REQUIREMENT:
Wherever the word "this" appears in a line, extract that line.

GIVEN RECORDS:

--------------------

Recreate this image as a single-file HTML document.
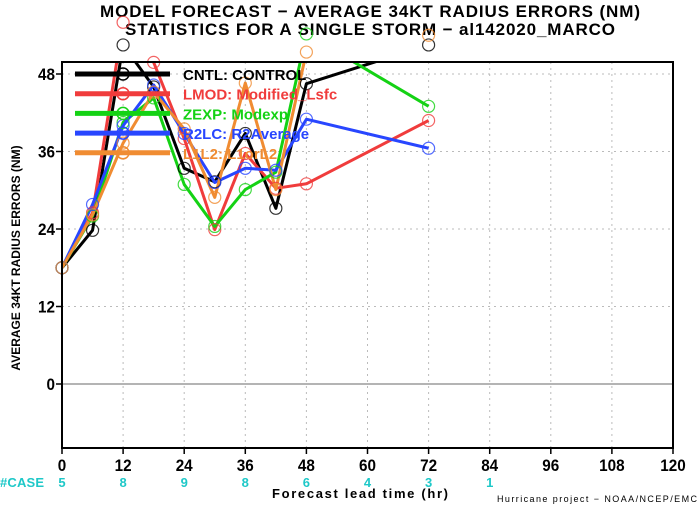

--------------------

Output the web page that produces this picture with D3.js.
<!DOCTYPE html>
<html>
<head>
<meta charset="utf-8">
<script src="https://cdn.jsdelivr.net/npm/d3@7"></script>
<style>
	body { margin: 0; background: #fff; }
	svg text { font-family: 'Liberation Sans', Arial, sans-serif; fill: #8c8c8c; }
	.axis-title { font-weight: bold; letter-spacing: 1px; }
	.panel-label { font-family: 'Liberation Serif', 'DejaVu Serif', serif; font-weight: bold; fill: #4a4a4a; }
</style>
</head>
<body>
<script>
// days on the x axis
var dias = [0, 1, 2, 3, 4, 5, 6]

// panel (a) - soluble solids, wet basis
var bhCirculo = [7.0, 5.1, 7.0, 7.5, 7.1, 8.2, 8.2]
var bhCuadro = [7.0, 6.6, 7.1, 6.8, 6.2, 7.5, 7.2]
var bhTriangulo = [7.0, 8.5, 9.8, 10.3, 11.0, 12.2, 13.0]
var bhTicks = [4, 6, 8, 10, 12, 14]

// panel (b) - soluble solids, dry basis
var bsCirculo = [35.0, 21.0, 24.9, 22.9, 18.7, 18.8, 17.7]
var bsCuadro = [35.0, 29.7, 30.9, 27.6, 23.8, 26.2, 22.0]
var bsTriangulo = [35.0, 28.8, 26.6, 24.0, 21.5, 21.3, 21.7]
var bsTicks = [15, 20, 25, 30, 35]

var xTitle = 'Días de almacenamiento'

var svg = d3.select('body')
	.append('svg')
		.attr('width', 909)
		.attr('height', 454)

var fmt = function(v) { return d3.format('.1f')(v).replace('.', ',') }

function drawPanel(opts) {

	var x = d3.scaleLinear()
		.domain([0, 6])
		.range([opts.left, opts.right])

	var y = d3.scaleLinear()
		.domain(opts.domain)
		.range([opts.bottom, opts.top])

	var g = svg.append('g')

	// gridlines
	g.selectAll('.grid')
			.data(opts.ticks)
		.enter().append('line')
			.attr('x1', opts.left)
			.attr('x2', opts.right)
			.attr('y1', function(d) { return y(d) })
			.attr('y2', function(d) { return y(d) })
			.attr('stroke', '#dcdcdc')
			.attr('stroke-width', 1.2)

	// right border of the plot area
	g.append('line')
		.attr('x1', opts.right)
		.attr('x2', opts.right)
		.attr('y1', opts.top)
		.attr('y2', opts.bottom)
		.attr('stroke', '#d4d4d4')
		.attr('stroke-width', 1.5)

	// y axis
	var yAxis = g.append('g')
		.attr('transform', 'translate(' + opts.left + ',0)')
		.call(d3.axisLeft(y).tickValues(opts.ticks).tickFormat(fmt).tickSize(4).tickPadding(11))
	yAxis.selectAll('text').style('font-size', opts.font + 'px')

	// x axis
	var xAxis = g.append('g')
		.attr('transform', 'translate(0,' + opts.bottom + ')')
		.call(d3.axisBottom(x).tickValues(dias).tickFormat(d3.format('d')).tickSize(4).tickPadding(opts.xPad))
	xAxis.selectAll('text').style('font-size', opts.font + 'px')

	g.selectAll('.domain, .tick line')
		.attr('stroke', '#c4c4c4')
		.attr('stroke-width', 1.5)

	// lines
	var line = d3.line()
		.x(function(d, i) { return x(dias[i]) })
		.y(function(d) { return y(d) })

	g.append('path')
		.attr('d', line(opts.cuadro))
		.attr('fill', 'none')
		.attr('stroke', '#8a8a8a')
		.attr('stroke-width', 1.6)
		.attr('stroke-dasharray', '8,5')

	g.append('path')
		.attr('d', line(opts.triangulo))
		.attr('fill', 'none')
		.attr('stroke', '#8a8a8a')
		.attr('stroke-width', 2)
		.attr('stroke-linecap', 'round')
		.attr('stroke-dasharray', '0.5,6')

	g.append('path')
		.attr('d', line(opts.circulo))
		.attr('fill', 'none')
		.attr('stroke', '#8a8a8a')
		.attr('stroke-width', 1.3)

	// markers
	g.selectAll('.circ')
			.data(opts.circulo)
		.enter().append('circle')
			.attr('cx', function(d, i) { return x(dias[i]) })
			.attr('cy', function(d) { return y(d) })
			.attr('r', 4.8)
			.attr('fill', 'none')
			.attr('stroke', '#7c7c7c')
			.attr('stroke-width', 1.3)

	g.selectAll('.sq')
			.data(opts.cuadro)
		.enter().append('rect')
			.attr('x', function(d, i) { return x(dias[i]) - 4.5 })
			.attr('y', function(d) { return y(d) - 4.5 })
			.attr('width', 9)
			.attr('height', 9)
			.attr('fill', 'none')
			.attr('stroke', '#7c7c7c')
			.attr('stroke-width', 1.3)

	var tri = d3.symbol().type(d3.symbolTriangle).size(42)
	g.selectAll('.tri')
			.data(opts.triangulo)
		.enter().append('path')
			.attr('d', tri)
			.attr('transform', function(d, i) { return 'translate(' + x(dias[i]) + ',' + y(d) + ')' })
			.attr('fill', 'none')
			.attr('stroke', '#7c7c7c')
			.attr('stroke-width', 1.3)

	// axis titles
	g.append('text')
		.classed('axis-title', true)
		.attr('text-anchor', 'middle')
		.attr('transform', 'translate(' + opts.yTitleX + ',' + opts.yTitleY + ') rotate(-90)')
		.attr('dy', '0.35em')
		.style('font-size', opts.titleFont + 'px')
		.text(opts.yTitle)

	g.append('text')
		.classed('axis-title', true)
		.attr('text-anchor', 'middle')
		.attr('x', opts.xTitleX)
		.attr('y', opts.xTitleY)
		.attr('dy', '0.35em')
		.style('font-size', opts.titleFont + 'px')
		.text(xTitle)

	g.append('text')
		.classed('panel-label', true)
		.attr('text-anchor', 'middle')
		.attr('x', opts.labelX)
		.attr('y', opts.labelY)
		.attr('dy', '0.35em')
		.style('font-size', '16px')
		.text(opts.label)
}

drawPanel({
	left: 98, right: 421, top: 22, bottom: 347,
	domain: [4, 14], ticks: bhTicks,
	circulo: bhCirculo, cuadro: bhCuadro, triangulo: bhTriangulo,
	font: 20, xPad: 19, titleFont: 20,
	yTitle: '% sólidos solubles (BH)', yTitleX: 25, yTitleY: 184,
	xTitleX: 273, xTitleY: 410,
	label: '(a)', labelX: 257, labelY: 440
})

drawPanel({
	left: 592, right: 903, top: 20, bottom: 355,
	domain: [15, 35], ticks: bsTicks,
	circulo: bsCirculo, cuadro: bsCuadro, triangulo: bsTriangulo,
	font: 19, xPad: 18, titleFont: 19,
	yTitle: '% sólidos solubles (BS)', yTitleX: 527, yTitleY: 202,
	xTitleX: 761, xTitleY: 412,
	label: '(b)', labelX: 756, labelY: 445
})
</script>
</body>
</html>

--------------------

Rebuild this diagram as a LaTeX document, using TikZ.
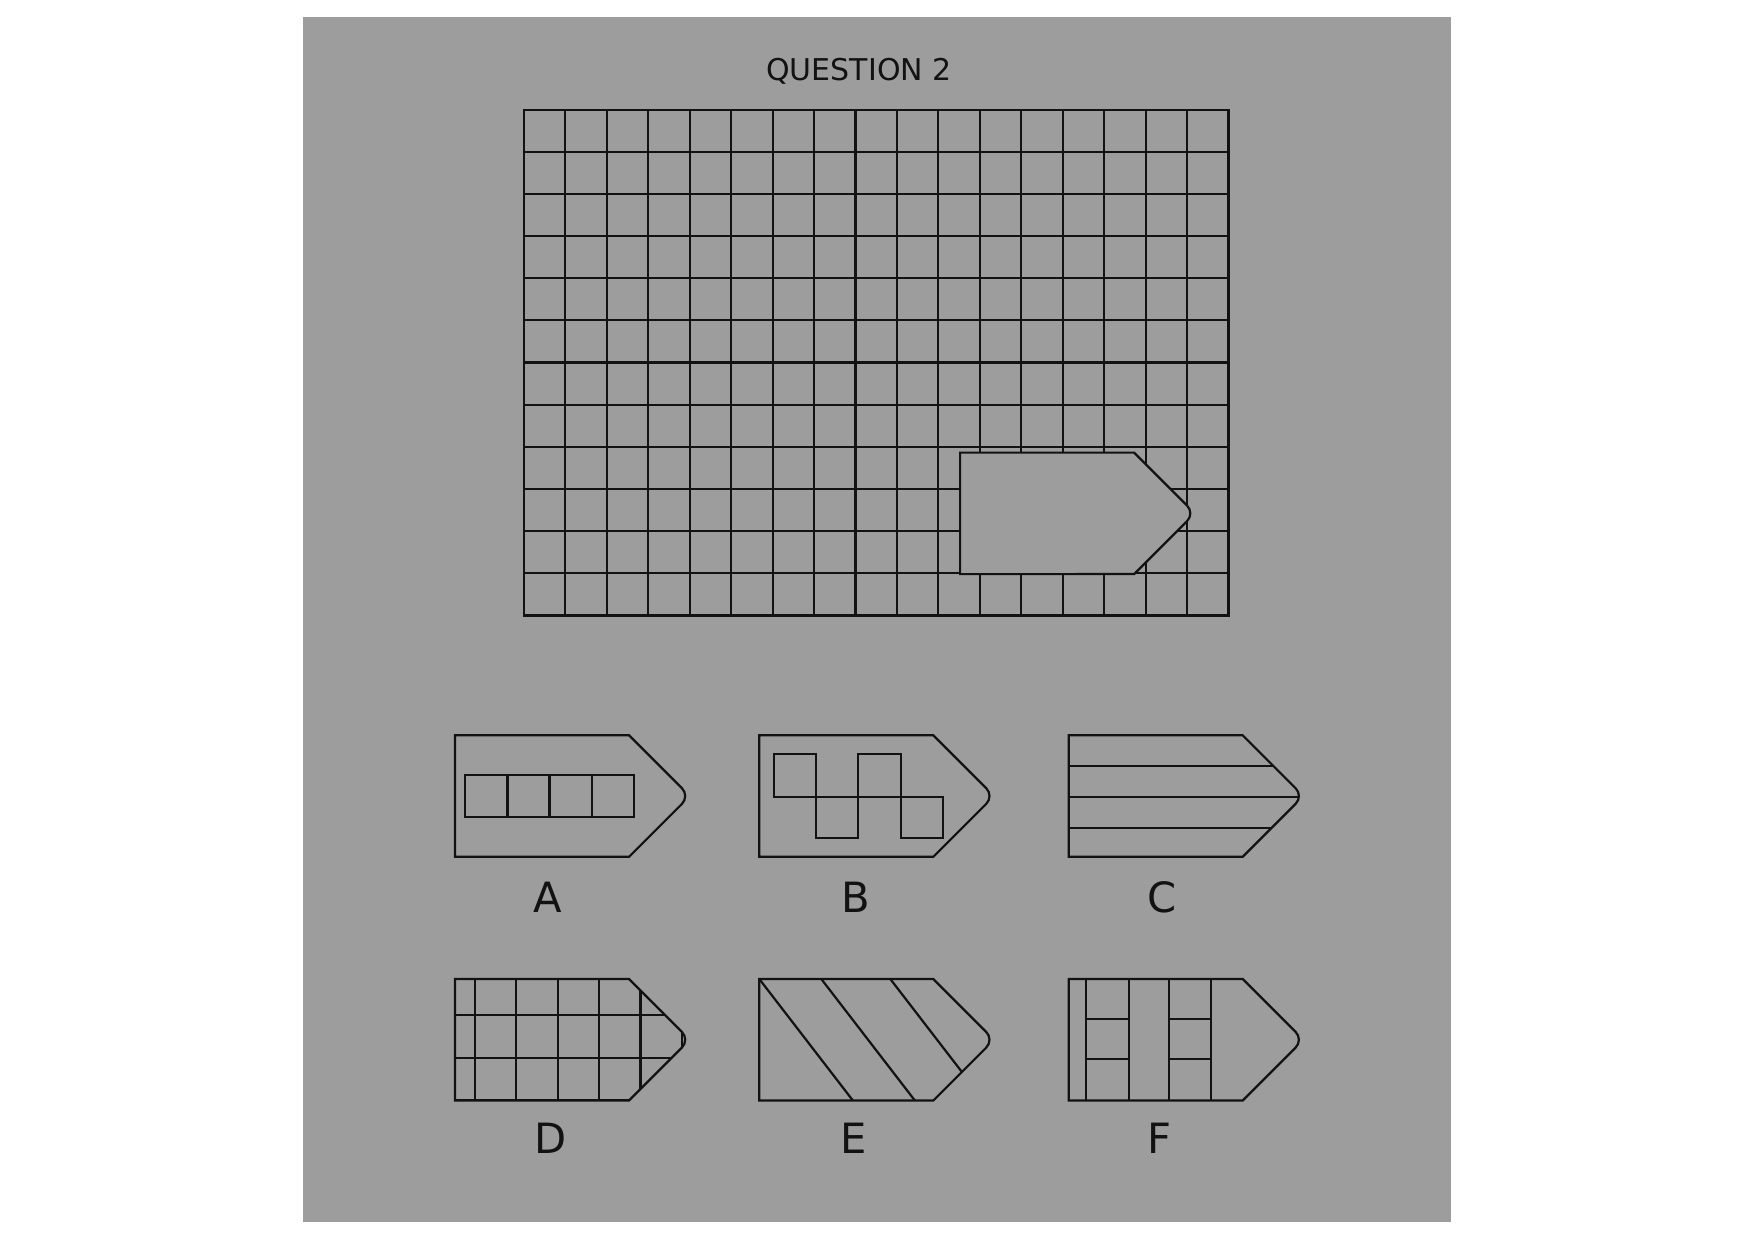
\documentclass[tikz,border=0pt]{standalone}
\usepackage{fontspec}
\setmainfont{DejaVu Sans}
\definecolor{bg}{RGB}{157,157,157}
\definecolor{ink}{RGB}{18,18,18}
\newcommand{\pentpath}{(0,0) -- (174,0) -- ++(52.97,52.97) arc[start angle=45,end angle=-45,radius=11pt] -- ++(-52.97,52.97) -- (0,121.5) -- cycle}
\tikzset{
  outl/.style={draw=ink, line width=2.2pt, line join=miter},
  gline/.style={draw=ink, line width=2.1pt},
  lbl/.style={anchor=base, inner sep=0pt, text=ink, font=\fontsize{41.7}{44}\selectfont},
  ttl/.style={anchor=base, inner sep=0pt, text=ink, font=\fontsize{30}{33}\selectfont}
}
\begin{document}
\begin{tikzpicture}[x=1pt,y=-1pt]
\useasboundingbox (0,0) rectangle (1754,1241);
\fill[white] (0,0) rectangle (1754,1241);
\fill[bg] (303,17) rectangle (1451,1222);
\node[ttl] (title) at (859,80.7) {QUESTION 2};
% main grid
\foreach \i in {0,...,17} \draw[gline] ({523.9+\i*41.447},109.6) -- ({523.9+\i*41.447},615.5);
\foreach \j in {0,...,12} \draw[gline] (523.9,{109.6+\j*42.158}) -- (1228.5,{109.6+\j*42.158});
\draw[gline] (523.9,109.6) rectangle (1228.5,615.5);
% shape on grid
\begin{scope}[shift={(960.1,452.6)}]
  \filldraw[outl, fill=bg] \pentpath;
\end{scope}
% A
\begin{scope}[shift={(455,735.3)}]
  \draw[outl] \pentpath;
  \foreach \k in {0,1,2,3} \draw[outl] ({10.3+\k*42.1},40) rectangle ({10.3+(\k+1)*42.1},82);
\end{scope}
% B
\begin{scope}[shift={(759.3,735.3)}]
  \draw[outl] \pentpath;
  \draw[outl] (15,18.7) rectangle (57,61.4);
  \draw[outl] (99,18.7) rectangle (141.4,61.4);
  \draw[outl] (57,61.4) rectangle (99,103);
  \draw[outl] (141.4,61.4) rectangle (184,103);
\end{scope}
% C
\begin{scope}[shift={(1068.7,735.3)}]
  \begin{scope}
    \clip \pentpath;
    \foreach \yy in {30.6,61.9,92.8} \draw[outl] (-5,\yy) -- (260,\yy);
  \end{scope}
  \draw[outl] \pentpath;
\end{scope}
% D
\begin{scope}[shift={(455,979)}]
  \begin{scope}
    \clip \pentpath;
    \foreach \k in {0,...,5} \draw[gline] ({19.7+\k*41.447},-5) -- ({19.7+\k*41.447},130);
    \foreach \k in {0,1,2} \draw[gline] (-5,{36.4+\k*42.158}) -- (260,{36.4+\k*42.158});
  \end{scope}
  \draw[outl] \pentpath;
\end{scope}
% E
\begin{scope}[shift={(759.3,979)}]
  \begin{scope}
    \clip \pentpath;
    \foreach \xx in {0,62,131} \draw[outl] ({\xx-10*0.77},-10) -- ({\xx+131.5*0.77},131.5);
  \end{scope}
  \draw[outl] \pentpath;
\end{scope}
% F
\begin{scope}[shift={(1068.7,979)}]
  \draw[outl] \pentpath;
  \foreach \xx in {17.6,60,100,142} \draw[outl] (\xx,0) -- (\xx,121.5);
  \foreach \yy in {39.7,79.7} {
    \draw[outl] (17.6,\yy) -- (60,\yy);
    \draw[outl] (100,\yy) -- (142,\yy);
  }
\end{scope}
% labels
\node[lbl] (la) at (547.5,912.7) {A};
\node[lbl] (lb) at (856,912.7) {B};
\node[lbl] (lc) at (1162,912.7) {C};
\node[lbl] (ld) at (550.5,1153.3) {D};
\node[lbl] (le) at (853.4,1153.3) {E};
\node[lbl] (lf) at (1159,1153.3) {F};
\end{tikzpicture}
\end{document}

--------------------

TASK RESULT:
Recreate this image as a single-file HTML document.
Output the web page that produces this picture with D3.js.
Rebuild this diagram as a LaTeX document, using TikZ.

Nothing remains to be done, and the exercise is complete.